The unconditional approach emerged during the second half of the eighteen century. The Treaty of Commerce signed in 1869 between Great Britain and France (the Chevalier-Cobden Treaty) is a prominent example. This trend was reversed after World War I and during the 1929 economic depression, when protectionist approaches prevailed. Nonetheless, after World War II, tariff and trade agreements were negotiated simultaneously by all interested parties through the General Agreement on Tariffs and Trade (GATT), which ultimately resulted in the World Trade Organization in 1995. The World Trade Organization requires members to grant one another “most favoured nation” status. A “most favoured nation” clause is also included in the majority of the numerous bilateral investment treaties concluded between capital exporting and capital importing countries after World War II. Today, MFN treatment in WTO agreements extends beyond its original application to trade in goods also to the areas of trade in services and trade-related aspects of intellectual property rights.

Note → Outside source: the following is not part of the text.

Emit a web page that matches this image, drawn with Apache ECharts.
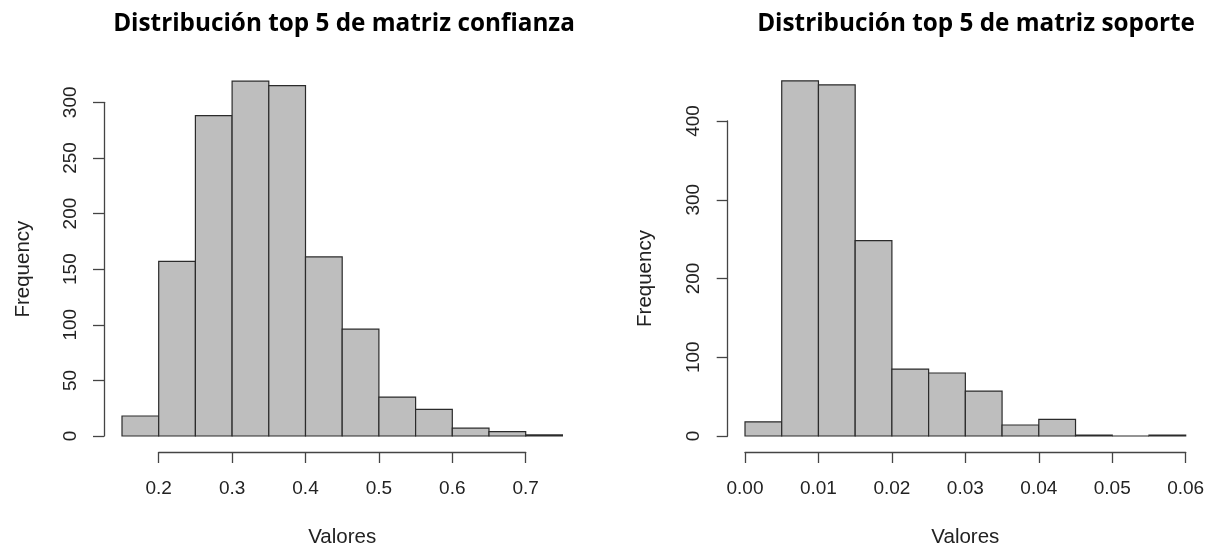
<!DOCTYPE html>
<html>
<head>
<meta charset="utf-8">
<script src="https://cdn.jsdelivr.net/npm/echarts@6/dist/echarts.min.js"></script>
<style>
  html, body { margin: 0; padding: 0; background: #ffffff; }
  #chart { width: 1211px; height: 548px; }
</style>
</head>
<body>
<div id="chart"></div>
<script>
// Histogram bins (break points) and counts for each panel
const confBreaks = [0.15, 0.20, 0.25, 0.30, 0.35, 0.40, 0.45, 0.50, 0.55, 0.60, 0.65, 0.70, 0.75];
const confCounts = [18, 157, 288, 319, 315, 161, 96, 35, 24, 7, 4, 1];
const confXTicks = [0.2, 0.3, 0.4, 0.5, 0.6, 0.7];
const confYTicks = [0, 50, 100, 150, 200, 250, 300];

const supBreaks = [0.000, 0.005, 0.010, 0.015, 0.020, 0.025, 0.030, 0.035, 0.040, 0.045, 0.050, 0.055, 0.060];
const supCounts = [18, 451, 446, 248, 85, 80, 57, 14, 21, 1, 0, 1];
const supXTicks = [0.00, 0.01, 0.02, 0.03, 0.04, 0.05, 0.06];
const supYTicks = [0, 100, 200, 300, 400];

const titles = ['Distribución top 5 de matriz confianza', 'Distribución top 5 de matriz soporte'];
const xName = 'Valores';
const yName = 'Frequency';

const FONT = '"Liberation Sans", Arial, sans-serif';
const TXT = '#222222';
const AX = '#444444';

function binData(breaks, counts) {
  return counts.map((c, i) => [breaks[i], breaks[i + 1], c]);
}

function renderBin(params, api) {
  const p0 = api.coord([api.value(0), api.value(2)]);
  const p1 = api.coord([api.value(1), 0]);
  return {
    type: 'rect',
    shape: { x: p0[0], y: p0[1], width: p1[0] - p0[0], height: p1[1] - p0[1] },
    style: { fill: '#bebebe', stroke: '#2b2b2b', lineWidth: 1.2 }
  };
}

function xAxisFor(idx, ticks, digits) {
  return {
    type: 'value', gridIndex: idx,
    min: ticks[0], max: ticks[ticks.length - 1],
    interval: ticks[1] - ticks[0],
    offset: 16,
    name: xName, nameLocation: 'middle', nameGap: 75,
    nameTextStyle: { fontFamily: FONT, fontSize: 20.5, color: TXT },
    axisLine: { show: true, onZero: false, lineStyle: { color: AX, width: 1.3 } },
    axisTick: { show: true, length: 11, lineStyle: { color: AX, width: 1.3 } },
    axisLabel: {
      fontFamily: FONT, fontSize: 19, color: TXT, margin: 27,
      formatter: v => v.toFixed(digits)
    },
    splitLine: { show: false }
  };
}

function yAxisFor(idx, ticks, offset, gap) {
  return {
    type: 'value', gridIndex: idx,
    min: ticks[0], max: ticks[ticks.length - 1],
    interval: ticks[1] - ticks[0],
    offset: offset,
    name: yName, nameLocation: 'middle', nameGap: gap, nameRotate: 90,
    nameTextStyle: { fontFamily: FONT, fontSize: 20.5, color: TXT },
    axisLine: { show: true, onZero: false, lineStyle: { color: AX, width: 1.3 } },
    axisTick: { show: true, length: 11, lineStyle: { color: AX, width: 1.3 } },
    axisLabel: { fontFamily: FONT, fontSize: 19, color: TXT, margin: 24, rotate: 90 },
    splitLine: { show: false }
  };
}

const chart = echarts.init(document.getElementById('chart'), null, { renderer: 'canvas' });

const titleStyle = { fontFamily: '"Open Sans", "Noto Sans", sans-serif', fontWeight: 'bold', fontSize: 24.3, color: '#000' };

chart.setOption({
  animation: false,
  backgroundColor: '#ffffff',
  title: [
    { text: titles[0], left: 339, top: 7, textAlign: 'center', textStyle: titleStyle },
    { text: titles[1], left: 971, top: 7, textAlign: 'center', textStyle: titleStyle }
  ],
  grid: [
    { left: 158.7, top: 102.3, width: 367, height: 333.7, outerBoundsMode: 'none', containLabel: false },
    { left: 745, top: 121, width: 440.7, height: 315, outerBoundsMode: 'none', containLabel: false }
  ],
  xAxis: [
    xAxisFor(0, confXTicks, 1),
    xAxisFor(1, supXTicks, 2)
  ],
  yAxis: [
    yAxisFor(0, confYTicks, 54.7, 70),
    yAxisFor(1, supYTicks, 17.3, 72)
  ],
  series: [
    {
      type: 'custom', xAxisIndex: 0, yAxisIndex: 0, clip: false,
      renderItem: renderBin, encode: { x: [0, 1], y: 2 },
      data: binData(confBreaks, confCounts)
    },
    {
      type: 'custom', xAxisIndex: 1, yAxisIndex: 1, clip: false,
      renderItem: renderBin, encode: { x: [0, 1], y: 2 },
      data: binData(supBreaks, supCounts)
    }
  ]
});
</script>
</body>
</html>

MFN treatment is defined by the Draft articles on MFN as the:
“[…] treatment accorded by the granting State to the beneficiary State or to persons or things in a determined relationship with that State, not less favourable that treatment extended by the granting State to a third State or to persons or things in the same relationship with that third State.”

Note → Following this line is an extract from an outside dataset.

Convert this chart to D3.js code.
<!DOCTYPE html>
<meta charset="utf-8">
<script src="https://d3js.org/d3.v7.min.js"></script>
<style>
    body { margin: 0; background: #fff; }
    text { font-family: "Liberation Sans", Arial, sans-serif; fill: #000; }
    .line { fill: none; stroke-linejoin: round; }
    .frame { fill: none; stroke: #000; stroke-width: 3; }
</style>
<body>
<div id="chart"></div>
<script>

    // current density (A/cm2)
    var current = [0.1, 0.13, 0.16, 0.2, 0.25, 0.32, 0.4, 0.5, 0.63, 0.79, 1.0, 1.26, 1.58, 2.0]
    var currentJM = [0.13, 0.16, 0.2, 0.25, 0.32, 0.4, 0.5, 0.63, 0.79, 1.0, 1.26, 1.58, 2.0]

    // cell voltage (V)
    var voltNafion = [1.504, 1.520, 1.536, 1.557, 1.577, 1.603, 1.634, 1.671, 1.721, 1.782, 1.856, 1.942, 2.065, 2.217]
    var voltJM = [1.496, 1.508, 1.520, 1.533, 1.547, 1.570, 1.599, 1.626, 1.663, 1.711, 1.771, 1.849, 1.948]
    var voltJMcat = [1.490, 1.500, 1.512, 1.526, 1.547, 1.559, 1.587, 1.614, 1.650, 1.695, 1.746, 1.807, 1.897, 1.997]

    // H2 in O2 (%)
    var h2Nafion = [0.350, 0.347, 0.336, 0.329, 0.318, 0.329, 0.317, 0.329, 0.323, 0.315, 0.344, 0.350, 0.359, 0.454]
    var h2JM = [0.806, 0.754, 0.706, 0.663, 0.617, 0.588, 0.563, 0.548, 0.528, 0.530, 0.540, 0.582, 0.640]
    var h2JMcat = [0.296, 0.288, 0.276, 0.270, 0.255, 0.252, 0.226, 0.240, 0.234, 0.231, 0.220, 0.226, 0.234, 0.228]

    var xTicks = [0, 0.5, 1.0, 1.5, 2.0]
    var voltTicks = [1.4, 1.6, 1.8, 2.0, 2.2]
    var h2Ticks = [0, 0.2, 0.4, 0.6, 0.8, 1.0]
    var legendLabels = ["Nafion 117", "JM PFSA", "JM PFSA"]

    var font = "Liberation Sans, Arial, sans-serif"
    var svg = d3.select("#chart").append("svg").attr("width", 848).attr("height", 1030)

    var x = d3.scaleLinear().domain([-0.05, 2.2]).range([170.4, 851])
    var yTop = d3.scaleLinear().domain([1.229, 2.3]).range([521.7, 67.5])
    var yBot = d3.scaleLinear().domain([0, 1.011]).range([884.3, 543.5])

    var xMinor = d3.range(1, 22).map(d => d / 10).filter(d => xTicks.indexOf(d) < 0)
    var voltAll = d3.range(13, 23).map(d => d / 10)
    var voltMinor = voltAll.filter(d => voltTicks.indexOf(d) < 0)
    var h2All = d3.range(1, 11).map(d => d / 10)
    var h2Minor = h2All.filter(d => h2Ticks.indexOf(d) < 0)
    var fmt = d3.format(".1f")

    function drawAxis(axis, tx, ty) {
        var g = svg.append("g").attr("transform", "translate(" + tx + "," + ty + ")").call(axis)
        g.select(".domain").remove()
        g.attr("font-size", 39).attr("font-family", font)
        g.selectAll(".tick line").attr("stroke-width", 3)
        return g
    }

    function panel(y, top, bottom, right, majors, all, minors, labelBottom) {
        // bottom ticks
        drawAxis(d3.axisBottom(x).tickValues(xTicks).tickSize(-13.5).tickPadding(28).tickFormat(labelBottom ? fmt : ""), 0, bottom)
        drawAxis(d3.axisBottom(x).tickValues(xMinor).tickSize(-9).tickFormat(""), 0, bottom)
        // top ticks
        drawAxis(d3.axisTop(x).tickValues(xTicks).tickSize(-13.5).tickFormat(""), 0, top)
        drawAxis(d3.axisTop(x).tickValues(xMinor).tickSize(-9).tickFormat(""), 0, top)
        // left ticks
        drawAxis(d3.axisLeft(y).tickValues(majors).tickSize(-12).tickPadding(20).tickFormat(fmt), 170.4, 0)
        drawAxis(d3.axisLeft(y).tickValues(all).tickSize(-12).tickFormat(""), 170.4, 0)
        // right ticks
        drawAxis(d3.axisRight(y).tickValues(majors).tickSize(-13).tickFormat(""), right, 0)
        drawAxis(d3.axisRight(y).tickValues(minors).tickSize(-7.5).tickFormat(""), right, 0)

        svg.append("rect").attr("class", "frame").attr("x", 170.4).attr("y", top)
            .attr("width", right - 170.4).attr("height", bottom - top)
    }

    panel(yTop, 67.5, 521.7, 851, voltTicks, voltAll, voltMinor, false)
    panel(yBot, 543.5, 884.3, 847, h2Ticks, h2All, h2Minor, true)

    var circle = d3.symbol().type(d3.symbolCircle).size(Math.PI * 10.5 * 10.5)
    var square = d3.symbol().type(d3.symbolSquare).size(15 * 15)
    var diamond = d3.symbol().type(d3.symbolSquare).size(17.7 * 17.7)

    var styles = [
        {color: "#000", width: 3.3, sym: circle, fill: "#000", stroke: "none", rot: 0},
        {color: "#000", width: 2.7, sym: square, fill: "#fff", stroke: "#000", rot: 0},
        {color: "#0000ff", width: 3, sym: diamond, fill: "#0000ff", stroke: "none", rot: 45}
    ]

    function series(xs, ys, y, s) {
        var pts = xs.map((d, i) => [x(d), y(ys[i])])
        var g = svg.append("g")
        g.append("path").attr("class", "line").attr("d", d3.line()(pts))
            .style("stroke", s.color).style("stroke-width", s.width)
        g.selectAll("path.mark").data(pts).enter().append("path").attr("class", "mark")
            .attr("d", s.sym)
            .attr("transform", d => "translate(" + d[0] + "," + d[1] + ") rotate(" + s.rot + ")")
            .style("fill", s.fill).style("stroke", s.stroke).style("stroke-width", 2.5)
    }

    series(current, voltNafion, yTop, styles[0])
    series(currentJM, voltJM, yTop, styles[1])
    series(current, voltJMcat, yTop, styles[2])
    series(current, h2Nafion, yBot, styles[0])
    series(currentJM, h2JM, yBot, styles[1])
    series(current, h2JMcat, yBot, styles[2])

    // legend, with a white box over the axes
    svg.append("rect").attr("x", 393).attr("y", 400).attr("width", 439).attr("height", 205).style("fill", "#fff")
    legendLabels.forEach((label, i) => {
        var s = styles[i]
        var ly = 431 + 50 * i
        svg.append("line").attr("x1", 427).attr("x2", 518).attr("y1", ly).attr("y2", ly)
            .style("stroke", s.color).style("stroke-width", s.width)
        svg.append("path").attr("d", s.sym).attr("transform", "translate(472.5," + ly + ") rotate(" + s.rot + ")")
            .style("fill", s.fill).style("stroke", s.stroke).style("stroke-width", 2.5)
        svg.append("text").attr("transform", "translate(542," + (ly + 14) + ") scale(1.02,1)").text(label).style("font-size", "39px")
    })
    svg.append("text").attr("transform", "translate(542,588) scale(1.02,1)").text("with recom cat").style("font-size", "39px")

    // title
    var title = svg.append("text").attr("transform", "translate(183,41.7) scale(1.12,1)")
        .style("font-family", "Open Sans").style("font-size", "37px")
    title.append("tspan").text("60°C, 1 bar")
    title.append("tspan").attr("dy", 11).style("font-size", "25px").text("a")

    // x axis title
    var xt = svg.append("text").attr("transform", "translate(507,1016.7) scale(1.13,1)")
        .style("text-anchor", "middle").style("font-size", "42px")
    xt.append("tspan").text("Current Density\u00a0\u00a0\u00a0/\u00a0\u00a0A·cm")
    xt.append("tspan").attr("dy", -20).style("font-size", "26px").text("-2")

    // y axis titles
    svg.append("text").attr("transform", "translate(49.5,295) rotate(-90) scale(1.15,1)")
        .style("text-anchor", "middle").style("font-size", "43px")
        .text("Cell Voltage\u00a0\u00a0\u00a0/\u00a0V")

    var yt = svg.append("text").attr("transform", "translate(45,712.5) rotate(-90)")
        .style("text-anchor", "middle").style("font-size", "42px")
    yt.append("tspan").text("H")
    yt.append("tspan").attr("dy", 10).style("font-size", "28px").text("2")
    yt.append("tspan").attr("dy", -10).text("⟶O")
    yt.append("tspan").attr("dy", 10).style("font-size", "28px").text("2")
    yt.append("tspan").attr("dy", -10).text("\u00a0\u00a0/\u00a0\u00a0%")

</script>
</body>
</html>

In the context of international trade, MFN treatment is essential for ensuring a level playing field between all trading partners and is therefore the central pillar of the international trading system. The term means the country which is the recipient of this treatment must nominally receive equal trade advantages (which include low tariffs or high import quotas) as the “most favoured nation” by the country granting such treatment. In effect, a country that has been accorded MFN status may not be treated less advantageously than any other country with MFN status by the promising country. The importance of MFN is lies in the fact that it is the first clause in the General Agreement on Tariffs and Trade (GATT). According to Article 1 of the General Agreement on Tariffs & Trade (GATT), no nation would discriminate against any other with respect to trade. This meant that any favour, immunity or privilege extended by one country to another would be extended to all other members of the WTO. For example, if one nation reduces tariffs by 5% for one nation, the MFN clause states that all WTO members will have their tariffs cut by 5% into that nation. It is pertinent to mention here that both India and Pakistan are part of the WTO; both are required to grant MFN status to each other and other partner countries. While India granted MFN status to Pakistan in 1996, just a year after the formation of the WTO; the latter has not reciprocated likewise. The reason behind Pakistan’s abstinence from granting the status to India lies in a history of decades of conflict, mistrust and war.
Repercussions of revoking MFN status to Pakistan
Those who favour India’s revocation of MFN status to Pakistan are of the opinion that revoking the MFN status to Pakistan will mean that India can increase custom duties on goods imported from Pakistan up to the bound level duty rates. Currently, India’s customs duties on goods to WTO members are below the bound level rates. The current customs duties imposed are called applied rates and the level at which the duties can be increased are known as bound rates. It needs to be pointed out here that India’s official trade with Pakistan stood at $ 2.29 bn for the FY17 representing a minuscule 0.35% of India’s overall trade. In terms of numbers, India imported goods worth $489 million in 2017-18 from Pakistan and exported goods worth $1.92 billion. While both governments have facilitated a degree of industry outreach and have recently sought a moratorium on new trade agreements, progress on the ground has been subdued. These restrictions notwithstanding, India continues to maintain a substantial trade surplus with Pakistan. Revoking MFN status won’t have any significant trade fallout considering the fact that there are hardly any strong trade ties between the two neighbouring countries. From a political perspective, the move could not only result in India losing goodwill in the South Asian Region, it could also lead to increased illegal trade between two neighbours.